U.S. Submariners’ Right Stuff

Discussions of warfighting prowess invoke crucial personal and institutional traits, including deep commitment, selfless sacrifice and unflinching daring in the face of danger. They cast uncommon initiative and coolly embracing significant risk as keys to remarkable success amidst the “fog of war”.

While these characteristics have stood out in combat and other high risk environs – and we inherit a vivid legacy of examples from Submarine Force exploits – there is even more beneath the waterline.

The following article, authored by renowned psychologist and columnist Dr. Joyce Brothers, was published following the loss of USS THRESHER in 1963. In the wake of that nationally impacting tragedy, her probing exposé of the psyche of submariners was and remains a revealing set of observations.

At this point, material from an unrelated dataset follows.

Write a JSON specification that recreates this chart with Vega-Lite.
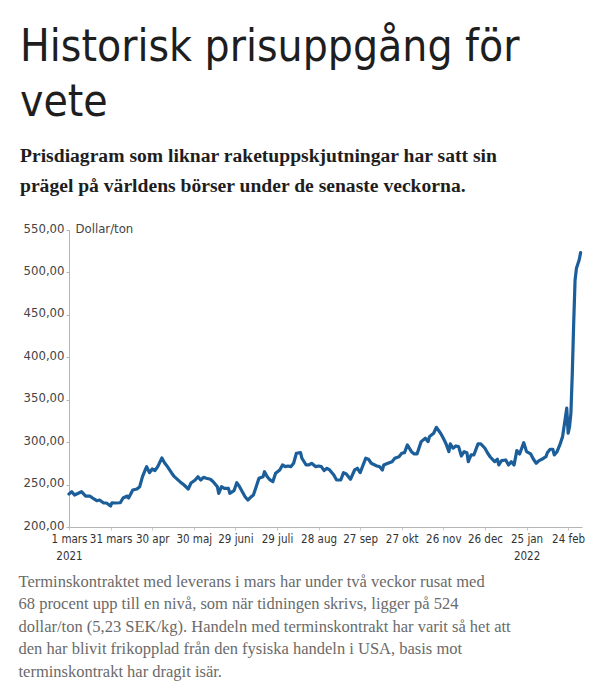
{
  "$schema": "https://vega.github.io/schema/vega-lite/v6.json",
  "autosize": {"type": "none"},
  "width": 513,
  "height": 297,
  "padding": {"left": 69, "top": 230, "right": 33, "bottom": 173},
  "background": "white",
  "config": {"view": {"stroke": null}},
  "title": {
    "text": ["Historisk prisuppgång för", "vete"],
    "subtitle": ["Prisdiagram som liknar raketuppskjutningar har satt sin", "prägel på världens börser under de senaste veckorna."],
    "anchor": "start",
    "frame": "group",
    "dx": -49,
    "offset": 26,
    "font": "DejaVu Sans Condensed, Roboto Condensed, sans-serif",
    "fontSize": 44,
    "fontWeight": "normal",
    "lineHeight": 55,
    "color": "#1e1e1e",
    "subtitleFont": "Liberation Serif",
    "subtitleFontSize": 19.6,
    "subtitleFontWeight": "bold",
    "subtitleColor": "#1e1e1e",
    "subtitleLineHeight": 30,
    "subtitlePadding": 22
  },
  "data": {
    "values": [
      {"datum": "2021-03-01", "pris": 238.9},
      {"datum": "2021-03-03", "pris": 241.6},
      {"datum": "2021-03-05", "pris": 237.7},
      {"datum": "2021-03-10", "pris": 241.6},
      {"datum": "2021-03-13", "pris": 236.5},
      {"datum": "2021-03-16", "pris": 236.5},
      {"datum": "2021-03-18", "pris": 234.2},
      {"datum": "2021-03-21", "pris": 231.0},
      {"datum": "2021-03-23", "pris": 231.8},
      {"datum": "2021-03-26", "pris": 228.3},
      {"datum": "2021-03-28", "pris": 228.3},
      {"datum": "2021-03-31", "pris": 224.8},
      {"datum": "2021-04-01", "pris": 228.6},
      {"datum": "2021-04-03", "pris": 228.3},
      {"datum": "2021-04-07", "pris": 228.6},
      {"datum": "2021-04-09", "pris": 234.2},
      {"datum": "2021-04-12", "pris": 236.5},
      {"datum": "2021-04-13", "pris": 234.2},
      {"datum": "2021-04-16", "pris": 243.6},
      {"datum": "2021-04-19", "pris": 244.8},
      {"datum": "2021-04-21", "pris": 247.5},
      {"datum": "2021-04-23", "pris": 259.3},
      {"datum": "2021-04-25", "pris": 267.2},
      {"datum": "2021-04-26", "pris": 271.1},
      {"datum": "2021-04-28", "pris": 264.0},
      {"datum": "2021-04-30", "pris": 268.4},
      {"datum": "2021-05-02", "pris": 266.4},
      {"datum": "2021-05-04", "pris": 271.1},
      {"datum": "2021-05-07", "pris": 281.4},
      {"datum": "2021-05-09", "pris": 275.5},
      {"datum": "2021-05-11", "pris": 271.1},
      {"datum": "2021-05-14", "pris": 263.7},
      {"datum": "2021-05-16", "pris": 259.3},
      {"datum": "2021-05-20", "pris": 253.4},
      {"datum": "2021-05-23", "pris": 249.5},
      {"datum": "2021-05-26", "pris": 244.8},
      {"datum": "2021-05-28", "pris": 251.9},
      {"datum": "2021-05-31", "pris": 255.4},
      {"datum": "2021-06-02", "pris": 259.3},
      {"datum": "2021-06-04", "pris": 255.4},
      {"datum": "2021-06-06", "pris": 258.6},
      {"datum": "2021-06-08", "pris": 257.4},
      {"datum": "2021-06-11", "pris": 256.2},
      {"datum": "2021-06-13", "pris": 253.4},
      {"datum": "2021-06-16", "pris": 247.5},
      {"datum": "2021-06-17", "pris": 239.7},
      {"datum": "2021-06-19", "pris": 247.5},
      {"datum": "2021-06-21", "pris": 245.6},
      {"datum": "2021-06-24", "pris": 245.6},
      {"datum": "2021-06-25", "pris": 239.7},
      {"datum": "2021-06-28", "pris": 242.8},
      {"datum": "2021-06-30", "pris": 252.2},
      {"datum": "2021-07-02", "pris": 247.5},
      {"datum": "2021-07-04", "pris": 241.6},
      {"datum": "2021-07-06", "pris": 235.7},
      {"datum": "2021-07-08", "pris": 231.8},
      {"datum": "2021-07-10", "pris": 235.0},
      {"datum": "2021-07-12", "pris": 237.7},
      {"datum": "2021-07-14", "pris": 247.5},
      {"datum": "2021-07-16", "pris": 257.4},
      {"datum": "2021-07-19", "pris": 259.3},
      {"datum": "2021-07-20", "pris": 265.2},
      {"datum": "2021-07-22", "pris": 259.3},
      {"datum": "2021-07-24", "pris": 255.4},
      {"datum": "2021-07-26", "pris": 253.4},
      {"datum": "2021-07-28", "pris": 263.3},
      {"datum": "2021-07-31", "pris": 267.2},
      {"datum": "2021-08-02", "pris": 273.1},
      {"datum": "2021-08-04", "pris": 271.1},
      {"datum": "2021-08-06", "pris": 271.9},
      {"datum": "2021-08-08", "pris": 271.1},
      {"datum": "2021-08-10", "pris": 275.1},
      {"datum": "2021-08-12", "pris": 286.9},
      {"datum": "2021-08-15", "pris": 287.6},
      {"datum": "2021-08-16", "pris": 281.0},
      {"datum": "2021-08-19", "pris": 273.1},
      {"datum": "2021-08-21", "pris": 273.1},
      {"datum": "2021-08-23", "pris": 275.1},
      {"datum": "2021-08-26", "pris": 271.1},
      {"datum": "2021-08-28", "pris": 271.9},
      {"datum": "2021-08-30", "pris": 271.1},
      {"datum": "2021-09-01", "pris": 266.4},
      {"datum": "2021-09-03", "pris": 269.2},
      {"datum": "2021-09-05", "pris": 267.2},
      {"datum": "2021-09-08", "pris": 261.3},
      {"datum": "2021-09-10", "pris": 255.4},
      {"datum": "2021-09-13", "pris": 255.4},
      {"datum": "2021-09-15", "pris": 264.0},
      {"datum": "2021-09-17", "pris": 262.5},
      {"datum": "2021-09-20", "pris": 256.2},
      {"datum": "2021-09-23", "pris": 267.2},
      {"datum": "2021-09-25", "pris": 269.2},
      {"datum": "2021-09-27", "pris": 264.0},
      {"datum": "2021-10-01", "pris": 281.0},
      {"datum": "2021-10-03", "pris": 279.8},
      {"datum": "2021-10-05", "pris": 275.1},
      {"datum": "2021-10-09", "pris": 271.9},
      {"datum": "2021-10-11", "pris": 271.1},
      {"datum": "2021-10-13", "pris": 267.2},
      {"datum": "2021-10-14", "pris": 273.1},
      {"datum": "2021-10-17", "pris": 275.1},
      {"datum": "2021-10-20", "pris": 277.0},
      {"datum": "2021-10-22", "pris": 281.0},
      {"datum": "2021-10-25", "pris": 282.9},
      {"datum": "2021-10-27", "pris": 286.9},
      {"datum": "2021-10-29", "pris": 287.6},
      {"datum": "2021-10-31", "pris": 296.7},
      {"datum": "2021-11-03", "pris": 288.8},
      {"datum": "2021-11-05", "pris": 286.1},
      {"datum": "2021-11-07", "pris": 286.1},
      {"datum": "2021-11-10", "pris": 300.6},
      {"datum": "2021-11-13", "pris": 304.6},
      {"datum": "2021-11-15", "pris": 300.6},
      {"datum": "2021-11-16", "pris": 306.5},
      {"datum": "2021-11-19", "pris": 310.5},
      {"datum": "2021-11-21", "pris": 317.5},
      {"datum": "2021-11-24", "pris": 310.5},
      {"datum": "2021-11-26", "pris": 304.6},
      {"datum": "2021-11-28", "pris": 297.9},
      {"datum": "2021-11-30", "pris": 288.8},
      {"datum": "2021-12-01", "pris": 297.9},
      {"datum": "2021-12-03", "pris": 292.8},
      {"datum": "2021-12-05", "pris": 295.5},
      {"datum": "2021-12-07", "pris": 294.7},
      {"datum": "2021-12-09", "pris": 283.7},
      {"datum": "2021-12-11", "pris": 288.8},
      {"datum": "2021-12-13", "pris": 287.6},
      {"datum": "2021-12-14", "pris": 277.0},
      {"datum": "2021-12-16", "pris": 284.9},
      {"datum": "2021-12-18", "pris": 284.9},
      {"datum": "2021-12-21", "pris": 297.9},
      {"datum": "2021-12-23", "pris": 297.9},
      {"datum": "2021-12-26", "pris": 292.8},
      {"datum": "2021-12-28", "pris": 286.9},
      {"datum": "2021-12-30", "pris": 282.2},
      {"datum": "2022-01-02", "pris": 277.0},
      {"datum": "2022-01-04", "pris": 279.8},
      {"datum": "2022-01-05", "pris": 273.1},
      {"datum": "2022-01-07", "pris": 278.2},
      {"datum": "2022-01-10", "pris": 279.0},
      {"datum": "2022-01-12", "pris": 273.1},
      {"datum": "2022-01-14", "pris": 277.0},
      {"datum": "2022-01-16", "pris": 273.1},
      {"datum": "2022-01-18", "pris": 290.0},
      {"datum": "2022-01-20", "pris": 286.1},
      {"datum": "2022-01-23", "pris": 299.4},
      {"datum": "2022-01-25", "pris": 288.8},
      {"datum": "2022-01-28", "pris": 286.1},
      {"datum": "2022-01-30", "pris": 279.8},
      {"datum": "2022-02-01", "pris": 275.1},
      {"datum": "2022-02-03", "pris": 278.2},
      {"datum": "2022-02-05", "pris": 279.8},
      {"datum": "2022-02-08", "pris": 282.9},
      {"datum": "2022-02-09", "pris": 287.6},
      {"datum": "2022-02-11", "pris": 291.6},
      {"datum": "2022-02-13", "pris": 291.6},
      {"datum": "2022-02-14", "pris": 284.9},
      {"datum": "2022-02-16", "pris": 288.8},
      {"datum": "2022-02-18", "pris": 296.7},
      {"datum": "2022-02-20", "pris": 306.5},
      {"datum": "2022-02-23", "pris": 340.0},
      {"datum": "2022-02-24", "pris": 310.5},
      {"datum": "2022-02-25", "pris": 318.0},
      {"datum": "2022-02-26", "pris": 334.0},
      {"datum": "2022-02-27", "pris": 381.0},
      {"datum": "2022-02-28", "pris": 440.0},
      {"datum": "2022-03-01", "pris": 491.0},
      {"datum": "2022-03-02", "pris": 505.0},
      {"datum": "2022-03-04", "pris": 515.0},
      {"datum": "2022-03-05", "pris": 523.4}
    ]
  },
  "mark": {"type": "line", "color": "#1b5e9a", "strokeWidth": 3.2, "strokeJoin": "round", "strokeCap": "round"},
  "encoding": {
    "x": {
      "field": "datum",
      "type": "temporal",
      "scale": {
        "type": "utc",
        "domain": [
          {"year": 2021, "month": 3, "date": 1, "utc": true},
          {"year": 2022, "month": 3, "date": 6, "utc": true}
        ]
      },
      "axis": {
        "values": [
          {"year": 2021, "month": 3, "date": 1, "utc": true},
          {"year": 2021, "month": 3, "date": 31, "utc": true},
          {"year": 2021, "month": 4, "date": 30, "utc": true},
          {"year": 2021, "month": 5, "date": 30, "utc": true},
          {"year": 2021, "month": 6, "date": 29, "utc": true},
          {"year": 2021, "month": 7, "date": 29, "utc": true},
          {"year": 2021, "month": 8, "date": 28, "utc": true},
          {"year": 2021, "month": 9, "date": 27, "utc": true},
          {"year": 2021, "month": 10, "date": 27, "utc": true},
          {"year": 2021, "month": 11, "date": 26, "utc": true},
          {"year": 2021, "month": 12, "date": 26, "utc": true},
          {"year": 2022, "month": 1, "date": 25, "utc": true},
          {"year": 2022, "month": 2, "date": 24, "utc": true}
        ],
        "labelExpr": "(utcyear(datum.value) == 2021 && utcmonth(datum.value) == 2 && utcdate(datum.value) == 1) ? ['1 mars', '2021'] : (utcyear(datum.value) == 2022 && utcmonth(datum.value) == 0) ? [utcdate(datum.value) + ' jan', '2022'] : utcdate(datum.value) + ' ' + ['jan','feb','mars','apr','maj','juni','juli','aug','sep','okt','nov','dec'][utcmonth(datum.value)]",
        "labelFont": "DejaVu Sans Condensed, Roboto Condensed, sans-serif",
        "labelFontSize": 11.5,
        "labelColor": "#333333",
        "labelLineHeight": 17,
        "labelPadding": 3,
        "labelOverlap": false,
        "labelFlush": false,
        "grid": false,
        "domainColor": "#b5b5b5",
        "domainWidth": 1,
        "tickColor": "#c8c8c8",
        "tickSize": 3,
        "title": [
          "Terminskontraktet med leverans i mars har under två veckor rusat med",
          "68 procent upp till en nivå, som när tidningen skrivs, ligger på 524",
          "dollar/ton (5,23 SEK/kg). Handeln med terminskontrakt har varit så het att",
          "den har blivit frikopplad från den fysiska handeln i USA, basis mot",
          "terminskontrakt har dragit isär."
        ],
        "titleFont": "Liberation Serif",
        "titleFontSize": 16.5,
        "titleFontWeight": "normal",
        "titleColor": "#6a6a6a",
        "titleLineHeight": 22.5,
        "titleAlign": "left",
        "titleAnchor": "start",
        "titleBaseline": "alphabetic",
        "titleX": -51,
        "titleY": 59
      }
    },
    "y": {
      "field": "pris",
      "type": "quantitative",
      "scale": {"domain": [200, 550], "nice": false, "zero": false},
      "axis": {
        "values": [200, 250, 300, 350, 400, 450, 500, 550],
        "labelExpr": "replace(format(datum.value, '.2f'), '.', ',')",
        "labelFont": "DejaVu Sans Condensed, Roboto Condensed, sans-serif",
        "labelFontSize": 13,
        "labelColor": "#444444",
        "labelPadding": 2,
        "labelOffset": -2,
        "grid": false,
        "domainColor": "#b5b5b5",
        "domainWidth": 1,
        "tickColor": "#b5b5b5",
        "tickSize": 3,
        "title": "Dollar/ton",
        "titleFont": "DejaVu Sans Condensed, Roboto Condensed, sans-serif",
        "titleFontSize": 13,
        "titleFontWeight": "normal",
        "titleColor": "#444444",
        "titleAngle": 0,
        "titleAlign": "left",
        "titleBaseline": "middle",
        "titleX": 6,
        "titleY": -2
      }
    }
  }
}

The article speaks for itself, with remarkable insight regarding U.S. submariners’ principal strengths, as applicable today as they were in 1963. A fundamental observation is that “… there is nothing dare devilish about [submariners]. They know themselves better than the next …, [and] take every measure to make sure that safety, rather than danger, is maintained…”. In the ever hostile environment of submergence in the open sea, nothing less than that circumspect mindset is warranted, to assure maximum understanding and successful exploitation of the full operating envelope when it must be brought to bear.

Dr. Brothers expressed several of our crucial traits in masculine terms and context (our Submarine Force was male-only, as were many other elements of our society in 1963). One may readily apply gender-common terms to her observations, though. Her observations remain enduringly insightful regarding the intellect, the team-working inclination and the perseverance of all who serve in today’s Submarine Force, who in Dr. Brothers’ words are “… willing[ ] to push themselves a little bit farther and not settle for an easier kind of existence.”

The tragic loss of the submarine THRESHER and 129 men had a special kind of an impact on the nation.....a special kind of sadness, mixed with universal admiration for the men who choose this type of work.

One could not mention the THRESHER without observing, in the same breath how utterly final and alone the end is when a ship dies at the bottom of the sea....and what a remarkable specimen of man it must be who accepts such a risk.

Most of us might be moved to conclude, too, that a tragedy of this kind would have a damaging effect on the morale of the other men in the submarine service and tend to discourage future enlistment. Actually, there is no evidence that this is so.

What is it then, that lures men to careers in which they spend so much of their time in cramped quarters, under great psychological stress, with danger lurking all about them?
Togetherness is an overworked term, but in no other branch of our military service is it given such full meaning as in the “silent service”. In an undersea craft, each man is totally dependent upon the skill of every other man in the crew, not only for top performance but for actual survival. Each knows that his very life depends on the others and because this is so, there is a bond among them that both challenges and comforts them.

All of this gives the submariner a special feeling of pride, because he is indeed a member of an elite corps. The risks, then, are an inspiration rather than a deterrent.

The challenge of masculinity is another factor which attracts men to serve on submarines. It certainly is a test of a man’s prowess and power to know he can qualify for this highly selective service.

However, it should be emphasized that this desire to prove masculinity is not pathological, as it might be in certain dare-devil pursuits, such as driving a motorcycle through a flaming hoop. There is nothing daredevilish about motivations of the man who decides to dedicate his life to the submarine service. He does, indeed, take pride in demonstrating that he is quite a man, but he does not do so to practice a form of foolhardy brinkmanship, to see how close he can get to failure and still snatch victory from the jaws of defeat.

On the contrary, the aim in the submarine service is to battle danger, to minimize the risk, to take every measure to make certain that safety, rather than danger, is maintained at all times.
Are the men in the submarine service braver than those in other pursuits where the possibilty of a sudden tragedy is constant? The glib answer would be to say they are. It is more accurate, from a psychological point of view, to say they are not necessarily braver, but that they are men who have a little more insight into themselves and their capabilities.
They know themselves a little better than the next man. This has to be so with men who have a healthy reason to volunteer for a risk.

They are generally a cut healthier emotionally than others of the similar age and background because of their willingness to push themselves a little bit farther and not settle for an easier kind of existence. We all have tremendous capabilities but are rarely straining at the upper level of what we can do, these men are.

This country can be proud and grateful that so many of its sound, young, eager men care enough about their own stature in life and the welfare of their country to pool their skills and match them collectively against the power of the sea.

(This is a report made by Dr. Joyce Brothers after the loss of the USS THRESHER in 1963.)